Will tobacco sponsorship really stop in 2006?

The chances of tobacco sponsorship coming to an end around the world in 2006 are reducing. Originally the intention was for all tobacco sponsorship in all motorsport to be stopped at the end of 2006. In October 2000 the FIA adopted a resolution calling for "a world-wide ban on tobacco advertising and sponsorship in international motor sport from the end of the 2006 season". This was tailored to coincide with a European Union ban and various other governments around the world timed their bans to coincide with the EU move.

Even the major tobacco companies got together to agree not to sponsor sports after the end of 2006.

But will it all really happen?

The EU torpedoed confused matters, some say fatally, by deciding to bring forward the date of its ban to the middle of 2005. Once that became clear the Formula One group became much more active in looking for new venues outside the EU. FOM has made it clear that it might consider races in non-tobacco venues but that will cost the organizers much more money. This however is not so attractive to the teams which already face tight restrictions in Britain, Germany and France. There is no incentive for the tobacco-funded teams to accept more non-tobacco races. The Italians have a suitably lax system under which the teams pay fines to the police each year at Monza and Imola and the racing goes ahead without problems. Austria has already been dumped from the calendar and Monaco escapes the net because it is not a member of the EU. This means that the races in places like Belgium and Spain are in serious danger in 2006.

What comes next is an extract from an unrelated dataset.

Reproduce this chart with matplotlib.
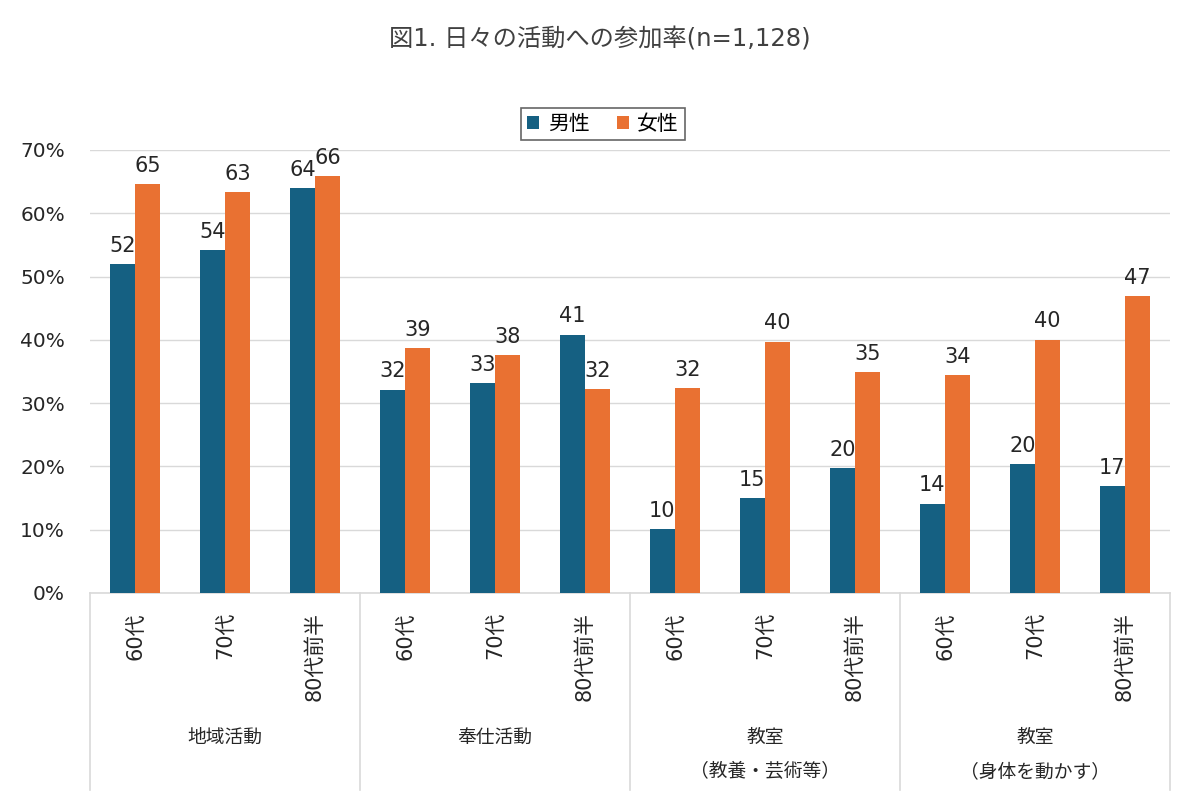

There is a certain amount of pressure on the tobacco-funded teams in F1 from those who do not have tobacco money because, they argue, the link with tobacco drives away other sponsors but with the current balance of tobacco and non-tobacco teams being 5-5 it is hard to see that a majority will prevail in the immediate future.

The World Health Organization's anti-tobacco treaty is bubbling away quietly but it is going to take years before all the necessary legislation is enacted at national and international level to stop tobacco advertising and that means that the only real barrier to tobacco advertising is the tobacco companies' own agreement to limit their actions.

And who is to say that they will honour that agreement, given that the governments have been chopping and changing their laws in recent years.

If the self-policing of the industry fails, then the gates are open for tobacco sponsorship for another five to 10 years and perhaps even longer if F1 goes to countries which have not signed up to the WHO treaty.

High-placed sources in F1 say that if the European Health Commissioner David Byrne had not insisted on changing the date of the EU legislation a global ban would probably have gone through but that his disastrous manouevre destroyed the deal.

They say that Byrne's monument at the EU will be tobacco advertising on racing cars for many years to come.